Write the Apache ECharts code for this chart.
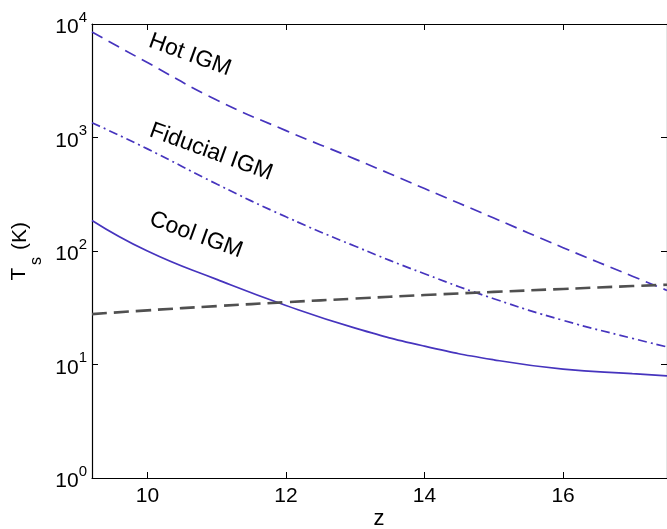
<!DOCTYPE html>
<html>
<head>
<meta charset="utf-8">
<script src="https://cdn.jsdelivr.net/npm/echarts@6/dist/echarts.min.js"></script>
<style>
  html, body { margin: 0; padding: 0; background: #fff; }
  #chart { width: 667px; height: 529px; }
</style>
</head>
<body>
<div id="chart"></div>
<script>
// Redshift samples shared by every curve
const redshift = [9.2, 10, 11, 12, 13, 14, 15, 16, 17, 17.5];

// Spin temperature (K) for three IGM heating histories
const hotIGM      = [8500, 4570, 2140, 1150, 645, 355, 195, 107, 60, 45];
const fiducialIGM = [1350, 794, 389, 200, 110, 63, 38, 24.5, 17, 14.3];
const coolIGM     = [186, 100, 56.2, 33.1, 20.9, 14.5, 11.0, 9.1, 8.3, 7.95];

// CMB temperature (K)
const cmbTemp = [27.8, 30.0, 32.7, 35.4, 38.1, 40.9, 43.6, 46.3, 49.1, 50.4];

// Axis ticks
const xTicks = [10, 12, 14, 16];
const yTickExponents = [0, 1, 2, 3, 4];

const FONT = '"Liberation Sans", Arial, Helvetica, sans-serif';
const BLUE = '#4634be';
const GREY = '#505050';

const pairs = (ys) => redshift.map((z, i) => [z, ys[i]]);

const chart = echarts.init(document.getElementById('chart'), null, { renderer: 'canvas' });

const axisLineStyle = { color: '#000', width: 1.2 };

const xAxisBase = {
  type: 'value',
  min: 9.2,
  max: 17.5,
  axisLine: { show: true, onZero: false, lineStyle: axisLineStyle },
  axisTick: { show: true, inside: true, length: 6, customValues: xTicks, lineStyle: { color: '#000', width: 1 } },
  splitLine: { show: false }
};

const yAxisBase = {
  type: 'log',
  logBase: 10,
  min: 1,
  max: 10000,
  axisLine: { show: true, onZero: false, lineStyle: axisLineStyle },
  axisTick: { show: true, inside: true, length: 6, lineStyle: { color: '#000', width: 1 } },
  minorTick: { show: false },
  splitLine: { show: false }
};

const option = {
  animation: false,
  backgroundColor: '#fff',
  grid: { left: 92, top: 24, right: -3, bottom: 51, containLabel: false },
  xAxis: [
    Object.assign({}, xAxisBase, {
      position: 'bottom',
      axisLabel: {
        show: true,
        customValues: xTicks,
        margin: 8,
        color: '#000',
        fontSize: 21,
        fontFamily: FONT
      }
    }),
    Object.assign({}, xAxisBase, {
      position: 'top',
      axisLabel: { show: false }
    })
  ],
  yAxis: [
    Object.assign({}, yAxisBase, {
      position: 'left',
      axisLabel: {
        show: true,
        margin: 5,
        color: '#000',
        fontFamily: FONT,
        customValues: yTickExponents.map(e => Math.pow(10, e)),
        formatter: (v) => '{b|10}{e|' + Math.round(Math.log10(v)) + '}',
        rich: {
          b: { fontSize: 21, fontFamily: FONT, color: '#000', verticalAlign: 'bottom', lineHeight: 28 },
          e: { fontSize: 15, fontFamily: FONT, color: '#000', verticalAlign: 'top', lineHeight: 28 }
        }
      }
    }),
    Object.assign({}, yAxisBase, {
      position: 'right',
      axisLabel: { show: false }
    })
  ],
  series: [
    {
      name: 'Hot IGM', type: 'line', smooth: true, showSymbol: false,
      xAxisIndex: 0, yAxisIndex: 0,
      data: pairs(hotIGM),
      lineStyle: { color: BLUE, width: 1.7, type: [12, 7] }
    },
    {
      name: 'Fiducial IGM', type: 'line', smooth: true, showSymbol: false,
      xAxisIndex: 0, yAxisIndex: 0,
      data: pairs(fiducialIGM),
      lineStyle: { color: BLUE, width: 1.7, type: [9, 4, 2, 4] }
    },
    {
      name: 'Cool IGM', type: 'line', smooth: true, showSymbol: false,
      xAxisIndex: 0, yAxisIndex: 0,
      data: pairs(coolIGM),
      lineStyle: { color: BLUE, width: 1.7, type: 'solid' }
    },
    {
      name: 'CMB', type: 'line', smooth: true, showSymbol: false,
      xAxisIndex: 0, yAxisIndex: 0,
      data: pairs(cmbTemp),
      lineStyle: { color: GREY, width: 2.6, type: [15, 7] }
    }
  ],
  graphic: [
    // Curve labels
    { type: 'text', x: 190, y: 55, rotation: -0.35,
      style: { text: 'Hot IGM', fontSize: 23, fontFamily: FONT, fill: '#000', align: 'center', verticalAlign: 'middle' } },
    { type: 'text', x: 211, y: 152, rotation: -0.35,
      style: { text: 'Fiducial IGM', fontSize: 23, fontFamily: FONT, fill: '#000', align: 'center', verticalAlign: 'middle' } },
    { type: 'text', x: 196, y: 235, rotation: -0.35,
      style: { text: 'Cool IGM', fontSize: 23, fontFamily: FONT, fill: '#000', align: 'center', verticalAlign: 'middle' } },
    // Axis titles
    { type: 'text', x: 379, y: 519,
      style: { text: 'z', fontSize: 22, fontFamily: FONT, fill: '#000', align: 'center', verticalAlign: 'middle' } },
    { type: 'text', x: 19, y: 274, rotation: Math.PI / 2,
      style: { text: 'T', fontSize: 21, fontFamily: FONT, fill: '#000', align: 'center', verticalAlign: 'middle' } },
    { type: 'text', x: 37, y: 261, rotation: Math.PI / 2,
      style: { text: 's', fontSize: 16, fontFamily: FONT, fill: '#000', align: 'center', verticalAlign: 'middle' } },
    { type: 'text', x: 20, y: 236, rotation: Math.PI / 2,
      style: { text: '(K)', fontSize: 21, fontFamily: FONT, fill: '#000', align: 'center', verticalAlign: 'middle' } }
  ]
};

chart.setOption(option);
</script>
</body>
</html>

--------------------------------

> [Task to complete]:
Retype the data above exactly; pictures are not part of the copy.

> [Exercise output]:
Write the Apache ECharts code for this chart.
<!DOCTYPE html>
<html>
<head>
<meta charset="utf-8">
<script src="https://cdn.jsdelivr.net/npm/echarts@6/dist/echarts.min.js"></script>
<style>
  html, body { margin: 0; padding: 0; background: #fff; }
  #chart { width: 667px; height: 529px; }
</style>
</head>
<body>
<div id="chart"></div>
<script>
// Redshift samples shared by every curve
const redshift = [9.2, 10, 11, 12, 13, 14, 15, 16, 17, 17.5];

// Spin temperature (K) for three IGM heating histories
const hotIGM      = [8500, 4570, 2140, 1150, 645, 355, 195, 107, 60, 45];
const fiducialIGM = [1350, 794, 389, 200, 110, 63, 38, 24.5, 17, 14.3];
const coolIGM     = [186, 100, 56.2, 33.1, 20.9, 14.5, 11.0, 9.1, 8.3, 7.95];

// CMB temperature (K)
const cmbTemp = [27.8, 30.0, 32.7, 35.4, 38.1, 40.9, 43.6, 46.3, 49.1, 50.4];

// Axis ticks
const xTicks = [10, 12, 14, 16];
const yTickExponents = [0, 1, 2, 3, 4];

const FONT = '"Liberation Sans", Arial, Helvetica, sans-serif';
const BLUE = '#4634be';
const GREY = '#505050';

const pairs = (ys) => redshift.map((z, i) => [z, ys[i]]);

const chart = echarts.init(document.getElementById('chart'), null, { renderer: 'canvas' });

const axisLineStyle = { color: '#000', width: 1.2 };

const xAxisBase = {
  type: 'value',
  min: 9.2,
  max: 17.5,
  axisLine: { show: true, onZero: false, lineStyle: axisLineStyle },
  axisTick: { show: true, inside: true, length: 6, customValues: xTicks, lineStyle: { color: '#000', width: 1 } },
  splitLine: { show: false }
};

const yAxisBase = {
  type: 'log',
  logBase: 10,
  min: 1,
  max: 10000,
  axisLine: { show: true, onZero: false, lineStyle: axisLineStyle },
  axisTick: { show: true, inside: true, length: 6, lineStyle: { color: '#000', width: 1 } },
  minorTick: { show: false },
  splitLine: { show: false }
};

const option = {
  animation: false,
  backgroundColor: '#fff',
  grid: { left: 92, top: 24, right: -3, bottom: 51, containLabel: false },
  xAxis: [
    Object.assign({}, xAxisBase, {
      position: 'bottom',
      axisLabel: {
        show: true,
        customValues: xTicks,
        margin: 8,
        color: '#000',
        fontSize: 21,
        fontFamily: FONT
      }
    }),
    Object.assign({}, xAxisBase, {
      position: 'top',
      axisLabel: { show: false }
    })
  ],
  yAxis: [
    Object.assign({}, yAxisBase, {
      position: 'left',
      axisLabel: {
        show: true,
        margin: 5,
        color: '#000',
        fontFamily: FONT,
        customValues: yTickExponents.map(e => Math.pow(10, e)),
        formatter: (v) => '{b|10}{e|' + Math.round(Math.log10(v)) + '}',
        rich: {
          b: { fontSize: 21, fontFamily: FONT, color: '#000', verticalAlign: 'bottom', lineHeight: 28 },
          e: { fontSize: 15, fontFamily: FONT, color: '#000', verticalAlign: 'top', lineHeight: 28 }
        }
      }
    }),
    Object.assign({}, yAxisBase, {
      position: 'right',
      axisLabel: { show: false }
    })
  ],
  series: [
    {
      name: 'Hot IGM', type: 'line', smooth: true, showSymbol: false,
      xAxisIndex: 0, yAxisIndex: 0,
      data: pairs(hotIGM),
      lineStyle: { color: BLUE, width: 1.7, type: [12, 7] }
    },
    {
      name: 'Fiducial IGM', type: 'line', smooth: true, showSymbol: false,
      xAxisIndex: 0, yAxisIndex: 0,
      data: pairs(fiducialIGM),
      lineStyle: { color: BLUE, width: 1.7, type: [9, 4, 2, 4] }
    },
    {
      name: 'Cool IGM', type: 'line', smooth: true, showSymbol: false,
      xAxisIndex: 0, yAxisIndex: 0,
      data: pairs(coolIGM),
      lineStyle: { color: BLUE, width: 1.7, type: 'solid' }
    },
    {
      name: 'CMB', type: 'line', smooth: true, showSymbol: false,
      xAxisIndex: 0, yAxisIndex: 0,
      data: pairs(cmbTemp),
      lineStyle: { color: GREY, width: 2.6, type: [15, 7] }
    }
  ],
  graphic: [
    // Curve labels
    { type: 'text', x: 190, y: 55, rotation: -0.35,
      style: { text: 'Hot IGM', fontSize: 23, fontFamily: FONT, fill: '#000', align: 'center', verticalAlign: 'middle' } },
    { type: 'text', x: 211, y: 152, rotation: -0.35,
      style: { text: 'Fiducial IGM', fontSize: 23, fontFamily: FONT, fill: '#000', align: 'center', verticalAlign: 'middle' } },
    { type: 'text', x: 196, y: 235, rotation: -0.35,
      style: { text: 'Cool IGM', fontSize: 23, fontFamily: FONT, fill: '#000', align: 'center', verticalAlign: 'middle' } },
    // Axis titles
    { type: 'text', x: 379, y: 519,
      style: { text: 'z', fontSize: 22, fontFamily: FONT, fill: '#000', align: 'center', verticalAlign: 'middle' } },
    { type: 'text', x: 19, y: 274, rotation: Math.PI / 2,
      style: { text: 'T', fontSize: 21, fontFamily: FONT, fill: '#000', align: 'center', verticalAlign: 'middle' } },
    { type: 'text', x: 37, y: 261, rotation: Math.PI / 2,
      style: { text: 's', fontSize: 16, fontFamily: FONT, fill: '#000', align: 'center', verticalAlign: 'middle' } },
    { type: 'text', x: 20, y: 236, rotation: Math.PI / 2,
      style: { text: '(K)', fontSize: 21, fontFamily: FONT, fill: '#000', align: 'center', verticalAlign: 'middle' } }
  ]
};

chart.setOption(option);
</script>
</body>
</html>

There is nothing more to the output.